11/21/2009 05:12 am ET | Updated May 25, 2011

Pain Which Cannot Forget

Lately I can't stop thinking about Marvin Gaye. It's just one of those things, the little voice in your head that finally fades away or, in this case, just gets louder until you do something about it. I was just starting to think about what to do about it while walking into Costco. There on the shelf was the two-CD set of Marvin Gaye's Gold staring right at me. So off I went with the voice in my cart.

His early songs, fun and easy to listen to, were Motown style hits such as "Pride and Joy", "How Sweet It Is", "I'll be Doggone" and "Ain't No Mountain High Enough". In the second CD, he had found his voice, his social conscience somewhere between Motown and Vietnam. The only song in the world that takes my breath away with the very first note is Marvin's "What's Going On" with the wailing horn that leads into the lyric "Mother, Mother, there's too many of you crying". After listening only one time through, I realized that Marvin's songs could have been written today, in our current social and political climate. "Inflation, no chance to increase finance, bills pile up sky high, send that boy off to die, makes me want to holler, throw up both my hands" Or this one..."politics and hypocrites is turning us all into lunatics". Just watch an evening of cable news and Marvin seems like a prophet.

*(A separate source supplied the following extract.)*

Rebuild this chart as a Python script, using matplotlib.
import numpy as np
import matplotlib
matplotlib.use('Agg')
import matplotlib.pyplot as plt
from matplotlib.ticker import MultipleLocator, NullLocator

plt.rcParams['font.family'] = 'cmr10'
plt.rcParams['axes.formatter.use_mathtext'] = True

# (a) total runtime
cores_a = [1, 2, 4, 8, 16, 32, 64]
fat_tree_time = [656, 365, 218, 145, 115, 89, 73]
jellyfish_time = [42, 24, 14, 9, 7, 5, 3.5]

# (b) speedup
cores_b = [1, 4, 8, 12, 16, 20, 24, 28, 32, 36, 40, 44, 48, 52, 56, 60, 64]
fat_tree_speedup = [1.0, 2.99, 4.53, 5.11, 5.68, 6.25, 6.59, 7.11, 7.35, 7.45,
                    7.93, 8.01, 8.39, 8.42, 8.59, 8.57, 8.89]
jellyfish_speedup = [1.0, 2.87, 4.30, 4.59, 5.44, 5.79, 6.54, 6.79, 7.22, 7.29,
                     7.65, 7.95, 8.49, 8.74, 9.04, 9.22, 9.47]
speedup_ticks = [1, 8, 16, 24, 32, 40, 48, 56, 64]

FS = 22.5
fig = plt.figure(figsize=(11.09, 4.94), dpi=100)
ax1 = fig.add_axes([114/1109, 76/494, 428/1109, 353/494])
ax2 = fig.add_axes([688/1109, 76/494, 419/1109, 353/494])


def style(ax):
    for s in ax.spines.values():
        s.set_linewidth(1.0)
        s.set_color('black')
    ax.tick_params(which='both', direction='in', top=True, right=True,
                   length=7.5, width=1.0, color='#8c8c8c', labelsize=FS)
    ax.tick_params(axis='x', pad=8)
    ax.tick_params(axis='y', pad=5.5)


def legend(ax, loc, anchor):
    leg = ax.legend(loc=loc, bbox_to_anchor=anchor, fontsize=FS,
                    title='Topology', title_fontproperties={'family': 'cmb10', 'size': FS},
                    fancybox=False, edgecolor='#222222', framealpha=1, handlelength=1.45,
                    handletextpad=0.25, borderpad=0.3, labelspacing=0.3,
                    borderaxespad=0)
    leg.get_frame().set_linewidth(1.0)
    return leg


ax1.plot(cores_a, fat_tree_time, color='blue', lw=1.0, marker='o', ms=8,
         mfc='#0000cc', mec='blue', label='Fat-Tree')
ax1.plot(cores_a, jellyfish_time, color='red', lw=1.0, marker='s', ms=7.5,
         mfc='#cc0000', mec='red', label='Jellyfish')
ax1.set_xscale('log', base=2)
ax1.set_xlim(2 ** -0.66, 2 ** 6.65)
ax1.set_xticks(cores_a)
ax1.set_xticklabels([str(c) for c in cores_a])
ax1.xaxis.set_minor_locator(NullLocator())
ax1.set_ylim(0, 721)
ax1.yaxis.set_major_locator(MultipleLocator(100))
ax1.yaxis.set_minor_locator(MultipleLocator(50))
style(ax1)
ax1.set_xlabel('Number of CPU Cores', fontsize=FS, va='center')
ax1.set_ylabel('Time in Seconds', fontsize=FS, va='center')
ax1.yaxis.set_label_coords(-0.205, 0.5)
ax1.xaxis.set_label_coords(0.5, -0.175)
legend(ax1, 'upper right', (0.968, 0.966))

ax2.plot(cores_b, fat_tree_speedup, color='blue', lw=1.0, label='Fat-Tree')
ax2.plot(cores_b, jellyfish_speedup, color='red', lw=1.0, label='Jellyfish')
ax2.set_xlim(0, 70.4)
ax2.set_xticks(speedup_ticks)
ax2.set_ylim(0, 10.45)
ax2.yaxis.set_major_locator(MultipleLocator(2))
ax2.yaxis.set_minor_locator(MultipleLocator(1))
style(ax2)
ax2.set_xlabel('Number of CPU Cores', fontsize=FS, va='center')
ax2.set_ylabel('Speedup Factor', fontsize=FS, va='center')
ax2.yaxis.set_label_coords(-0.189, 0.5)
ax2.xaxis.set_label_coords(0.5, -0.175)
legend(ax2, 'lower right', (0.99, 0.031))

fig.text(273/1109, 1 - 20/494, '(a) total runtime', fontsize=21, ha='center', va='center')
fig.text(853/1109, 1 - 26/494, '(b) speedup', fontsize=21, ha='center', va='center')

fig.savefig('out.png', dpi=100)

His father, a strict pastor, was an abusive parent by most reports and beat young Marvin, sometimes on a daily basis. He sought refuge by enlisting in the Air Force but refused to follow orders and allegedly faked mental illness to get discharged. He ran straight into his musical life after that and had a string of hits with friend Tammi Terrell. She collapsed in his arms during a performance and died soon after of a brain tumor. Grief stricken, Marvin didn't perform for two years. But just two and a half months after her death, he wrote and recorded "What's Going On". Motown refused to release it, saying it lacked commercial appeal. Marvin refused to record anything else, ever, until they did. His rendition here of the "Star Spangled Banner" at the 1983 NBA All Star game became an instant classic:

Despite enormous success, he battled drug addiction, declared bankruptcy and lived in a van for a while. Finally he moved home with his parents and during an argument, his father shot and killed him. Marvin Gaye came out of an abusive, dysfunctional home, had trouble with authority, and probably just as much trouble allowing himself to be loved. But out of all that came this sweet, beautiful voice and a message of healing, hope and accountability. Those things were stronger than all that ugliness. And that is good to know.

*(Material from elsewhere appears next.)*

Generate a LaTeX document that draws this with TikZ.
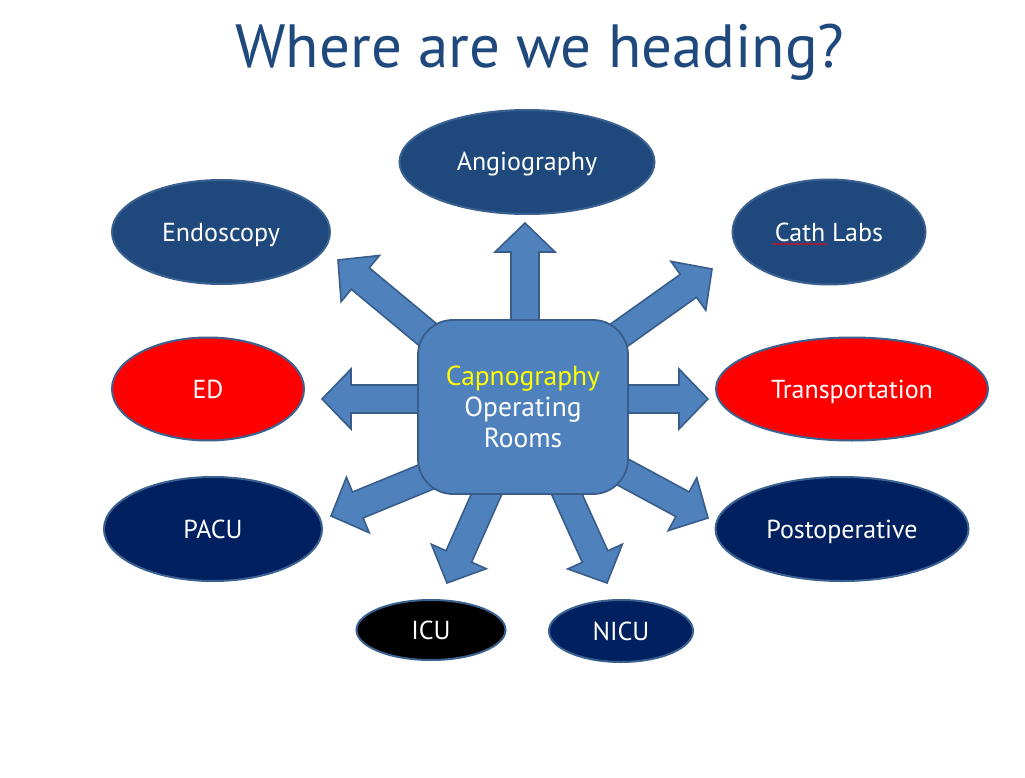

That made me start thinking about Kurt Cobain. After his parents divorced, he tried living with each parent but neither one could handle him and his out of control behavior. His father made him play sports, which he hated, so he would fail on purpose. Some accused him of being gay, which he wasn't, but he said he wished he were just to piss off homophobes. And he named his first band Fecal Matter. When he was a young teen, his mother threw him out and he had to find his own way, sometimes sneaking back into his own house to sleep. He had to beg his musician friends to start a band which became Nirvana. In their breakout hit, "Smells Like Teen Spirit," his painful wailing spoke to a generation. It's memorable lyric, "I feel stupid and contagious," spoke to me through a Tori Amos cover when I was in the darkest days of my cancer treatment. Even Kurt's more beautiful ballads were sung in such a desperate way, you knew they were coming from his tortured soul and he was speaking for his fellow tortured grungers. It's been said that he always battled severe stomach pain and that is why he used heroin to self medicate. He took his own life.

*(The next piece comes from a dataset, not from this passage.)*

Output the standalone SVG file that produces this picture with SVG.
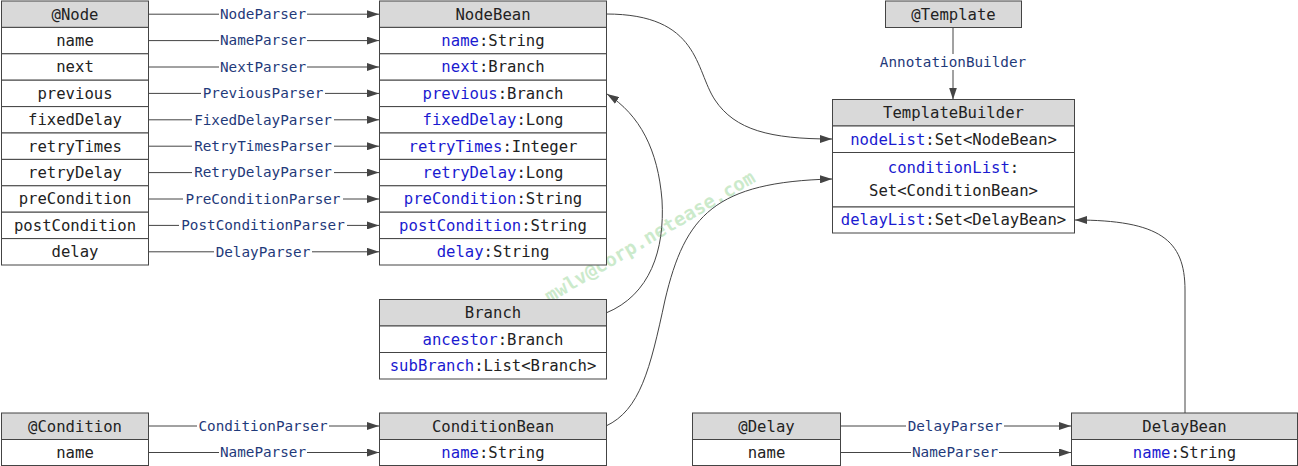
<svg xmlns="http://www.w3.org/2000/svg" width="1298" height="466" viewBox="0 0 1298 466">
<style>
.box{fill:#fff;stroke:#444;stroke-width:1}
.hd{fill:#d9d9d9;stroke:#444;stroke-width:1}
.t{font-family:"DejaVu Sans Mono","Liberation Mono",monospace;font-size:15.6px;fill:#222;text-anchor:middle}
.f{fill:#1a1ad0}
.lbl{font-family:"DejaVu Sans Mono","Liberation Mono",monospace;font-size:14.3px;fill:#1f3a7a;text-anchor:middle}
.lb{fill:#fff}
.c{fill:none;stroke:#444;stroke-width:1}
.wm{font-family:"DejaVu Sans Mono",monospace;font-size:19px;font-weight:bold;fill:#bfe6bf;text-anchor:middle;opacity:0.8}
</style>
<defs>
<marker id="ah" viewBox="0 0 12 8" refX="12" refY="4" markerWidth="12" markerHeight="8" markerUnits="userSpaceOnUse" orient="auto">
<path d="M0,0 L12,4 L0,8 z" fill="#444"/>
</marker>
</defs>

<text class="wm" x="650" y="243" transform="rotate(-30.5 650 237)">mwlv@corp.netease.com</text>

<g id="connectors">
<g id="node-arrows">
<line class="c" x1="148" y1="14.2" x2="379" y2="14.2" marker-end="url(#ah)"/>
<line class="c" x1="148" y1="40.6" x2="379" y2="40.6" marker-end="url(#ah)"/>
<line class="c" x1="148" y1="67" x2="379" y2="67" marker-end="url(#ah)"/>
<line class="c" x1="148" y1="93.4" x2="379" y2="93.4" marker-end="url(#ah)"/>
<line class="c" x1="148" y1="119.8" x2="379" y2="119.8" marker-end="url(#ah)"/>
<line class="c" x1="148" y1="146.2" x2="379" y2="146.2" marker-end="url(#ah)"/>
<line class="c" x1="148" y1="172.6" x2="379" y2="172.6" marker-end="url(#ah)"/>
<line class="c" x1="148" y1="199" x2="379" y2="199" marker-end="url(#ah)"/>
<line class="c" x1="148" y1="225.4" x2="379" y2="225.4" marker-end="url(#ah)"/>
<line class="c" x1="148" y1="251.8" x2="379" y2="251.8" marker-end="url(#ah)"/>
<rect class="lb" x="219" y="6" width="88" height="16"/><text class="lbl" x="263" y="19">NodeParser</text>
<rect class="lb" x="219" y="32" width="88" height="16"/><text class="lbl" x="263" y="45.4">NameParser</text>
<rect class="lb" x="219" y="59" width="88" height="16"/><text class="lbl" x="263" y="71.8">NextParser</text>
<rect class="lb" x="201" y="85" width="124" height="16"/><text class="lbl" x="263" y="98.2">PreviousParser</text>
<rect class="lb" x="192" y="111" width="142" height="16"/><text class="lbl" x="263" y="124.6">FixedDelayParser</text>
<rect class="lb" x="192" y="138" width="142" height="16"/><text class="lbl" x="263" y="151">RetryTimesParser</text>
<rect class="lb" x="192" y="164" width="142" height="16"/><text class="lbl" x="263" y="177.4">RetryDelayParser</text>
<rect class="lb" x="183" y="191" width="160" height="16"/><text class="lbl" x="263" y="203.8">PreConditionParser</text>
<rect class="lb" x="179" y="217" width="168" height="16"/><text class="lbl" x="263" y="230.2">PostConditionParser</text>
<rect class="lb" x="214" y="244" width="98" height="16"/><text class="lbl" x="263" y="256.6">DelayParser</text>
</g>
<g id="cond-arrows">
<line class="c" x1="148" y1="426" x2="379" y2="426" marker-end="url(#ah)"/>
<line class="c" x1="148" y1="452.5" x2="379" y2="452.5" marker-end="url(#ah)"/>
<rect class="lb" x="197" y="418" width="132" height="16"/><text class="lbl" x="263" y="430.8">ConditionParser</text>
<rect class="lb" x="219" y="444" width="88" height="16"/><text class="lbl" x="263" y="457.3">NameParser</text>
</g>
<g id="delay-arrows">
<line class="c" x1="840" y1="426" x2="1071" y2="426" marker-end="url(#ah)"/>
<line class="c" x1="840" y1="452.5" x2="1071" y2="452.5" marker-end="url(#ah)"/>
<rect class="lb" x="906" y="418" width="98" height="16"/><text class="lbl" x="955" y="430.8">DelayParser</text>
<rect class="lb" x="911" y="444" width="88" height="16"/><text class="lbl" x="955" y="457.3">NameParser</text>
</g>
<g id="template-arrow">
<line class="c" x1="953" y1="27.5" x2="953" y2="99.5" marker-end="url(#ah)"/>
<rect class="lb" x="877" y="54" width="152" height="16"/><text class="lbl" x="953" y="67">AnnotationBuilder</text>
</g>
<path class="c" d="M606,14 C700,14 695,70 715,100 C735,130 770,139 832,139" marker-end="url(#ah)"/>
<path class="c" d="M606,313 C650,295 665,250 662,200 C658,150 640,115 607,94" marker-end="url(#ah)"/>
<path class="c" d="M606,426 C640,410 650,370 665,300 C685,215 715,182 832,179" marker-end="url(#ah)"/>
<path class="c" d="M1185,413 L1185,290 C1185,240 1160,220 1075,220" marker-end="url(#ah)"/>
</g>

<g id="Node">
<rect class="hd" x="1.5" y="1" width="147" height="26.4"/>
<rect class="box" x="1.5" y="27.4" width="147" height="26.4"/>
<rect class="box" x="1.5" y="53.8" width="147" height="26.4"/>
<rect class="box" x="1.5" y="80.2" width="147" height="26.4"/>
<rect class="box" x="1.5" y="106.6" width="147" height="26.4"/>
<rect class="box" x="1.5" y="133" width="147" height="26.4"/>
<rect class="box" x="1.5" y="159.4" width="147" height="26.4"/>
<rect class="box" x="1.5" y="185.8" width="147" height="26.4"/>
<rect class="box" x="1.5" y="212.2" width="147" height="26.4"/>
<rect class="box" x="1.5" y="238.6" width="147" height="26.4"/>
<text class="t" x="75" y="19.6">@Node</text>
<text class="t" x="75" y="46">name</text>
<text class="t" x="75" y="72.4">next</text>
<text class="t" x="75" y="98.8">previous</text>
<text class="t" x="75" y="125.2">fixedDelay</text>
<text class="t" x="75" y="151.6">retryTimes</text>
<text class="t" x="75" y="178">retryDelay</text>
<text class="t" x="75" y="204.4">preCondition</text>
<text class="t" x="75" y="230.8">postCondition</text>
<text class="t" x="75" y="257.2">delay</text>
</g>

<g id="NodeBean">
<rect class="hd" x="379.5" y="1" width="227" height="26.4"/>
<rect class="box" x="379.5" y="27.4" width="227" height="26.4"/>
<rect class="box" x="379.5" y="53.8" width="227" height="26.4"/>
<rect class="box" x="379.5" y="80.2" width="227" height="26.4"/>
<rect class="box" x="379.5" y="106.6" width="227" height="26.4"/>
<rect class="box" x="379.5" y="133" width="227" height="26.4"/>
<rect class="box" x="379.5" y="159.4" width="227" height="26.4"/>
<rect class="box" x="379.5" y="185.8" width="227" height="26.4"/>
<rect class="box" x="379.5" y="212.2" width="227" height="26.4"/>
<rect class="box" x="379.5" y="238.6" width="227" height="26.4"/>
<text class="t" x="493" y="19.6">NodeBean</text>
<text class="t" x="493" y="46"><tspan class="f">name</tspan>:String</text>
<text class="t" x="493" y="72.4"><tspan class="f">next</tspan>:Branch</text>
<text class="t" x="493" y="98.8"><tspan class="f">previous</tspan>:Branch</text>
<text class="t" x="493" y="125.2"><tspan class="f">fixedDelay</tspan>:Long</text>
<text class="t" x="493" y="151.6"><tspan class="f">retryTimes</tspan>:Integer</text>
<text class="t" x="493" y="178"><tspan class="f">retryDelay</tspan>:Long</text>
<text class="t" x="493" y="204.4"><tspan class="f">preCondition</tspan>:String</text>
<text class="t" x="493" y="230.8"><tspan class="f">postCondition</tspan>:String</text>
<text class="t" x="493" y="257.2"><tspan class="f">delay</tspan>:String</text>
</g>

<g id="Template">
<rect class="hd" x="885.5" y="1" width="136" height="26.5"/>
<text class="t" x="953.5" y="19.6">@Template</text>
</g>

<g id="TemplateBuilder">
<rect class="hd" x="832.5" y="99.5" width="242" height="26.5"/>
<rect class="box" x="832.5" y="126" width="242" height="26.5"/>
<rect class="box" x="832.5" y="152.5" width="242" height="54.5"/>
<rect class="box" x="832.5" y="207" width="242" height="26"/>
<text class="t" x="953.5" y="118">TemplateBuilder</text>
<text class="t" x="953.5" y="144.5"><tspan class="f">nodeList</tspan>:Set&lt;NodeBean&gt;</text>
<text class="t" x="953.5" y="173"><tspan class="f">conditionList</tspan>:</text>
<text class="t" x="953.5" y="196">Set&lt;ConditionBean&gt;</text>
<text class="t" x="953.5" y="225"><tspan class="f">delayList</tspan>:Set&lt;DelayBean&gt;</text>
</g>

<g id="Branch">
<rect class="hd" x="379.5" y="299.5" width="227" height="26.5"/>
<rect class="box" x="379.5" y="326" width="227" height="26.5"/>
<rect class="box" x="379.5" y="352.5" width="227" height="26.5"/>
<text class="t" x="493" y="318">Branch</text>
<text class="t" x="493" y="344.5"><tspan class="f">ancestor</tspan>:Branch</text>
<text class="t" x="493" y="371"><tspan class="f">subBranch</tspan>:List&lt;Branch&gt;</text>
</g>

<g id="Condition">
<rect class="hd" x="1.5" y="413" width="147" height="26.5"/>
<rect class="box" x="1.5" y="439.5" width="147" height="26"/>
<text class="t" x="75" y="431.5">@Condition</text>
<text class="t" x="75" y="458">name</text>
</g>

<g id="ConditionBean">
<rect class="hd" x="379.5" y="413" width="227" height="26.5"/>
<rect class="box" x="379.5" y="439.5" width="227" height="26"/>
<text class="t" x="493" y="431.5">ConditionBean</text>
<text class="t" x="493" y="458"><tspan class="f">name</tspan>:String</text>
</g>

<g id="Delay">
<rect class="hd" x="692.5" y="413" width="148" height="26.5"/>
<rect class="box" x="692.5" y="439.5" width="148" height="26"/>
<text class="t" x="766.5" y="431.5">@Delay</text>
<text class="t" x="766.5" y="458">name</text>
</g>

<g id="DelayBean">
<rect class="hd" x="1071.5" y="413" width="226" height="26.5"/>
<rect class="box" x="1071.5" y="439.5" width="226" height="26"/>
<text class="t" x="1184.5" y="431.5">DelayBean</text>
<text class="t" x="1184.5" y="458"><tspan class="f">name</tspan>:String</text>
</g>
</svg>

This made me start thinking about how some people just seem called to help us understand ourselves, no matter what the cost, whether they be musicians or that rare politician or leader that makes us believe in something, in anything. John F. Kennedy was like that, using words in a very powerful way just like Marvin and Kurt. And of course, Martin Luther King's dream inspired the civil rights movement. Most believed that Bobby Kennedy would continue their work. He was so very sad when his brother was killed, he cried during the 1964 Democratic convention while eulogizing him. He quoted Shakespeare that night. "When he shall die, take him and cut him out in little stars, and he shall make the face of heaven so fine that all the world will be in love with night and pay no worship to the garish sun."

On April 4th, 1968 he told a group of black people about the death of Reverend King quoting the poet Aeschylus, "even in our sleep, pain which cannot forget falls drop by drop upon the heart, until, in our own despair, against our will, comes wisdom through the awful grace of God."

Just a few weeks later, Bobby was gone, too.

So what do they all have in common? Marvin, Kurt, JFK, MLK, and Bobby? All killed by guns. It was 1971 when Marvin sang "mercy, mercy me....things ain't what they used to be". Turns out now that things are exactly what they used to be, aren't they?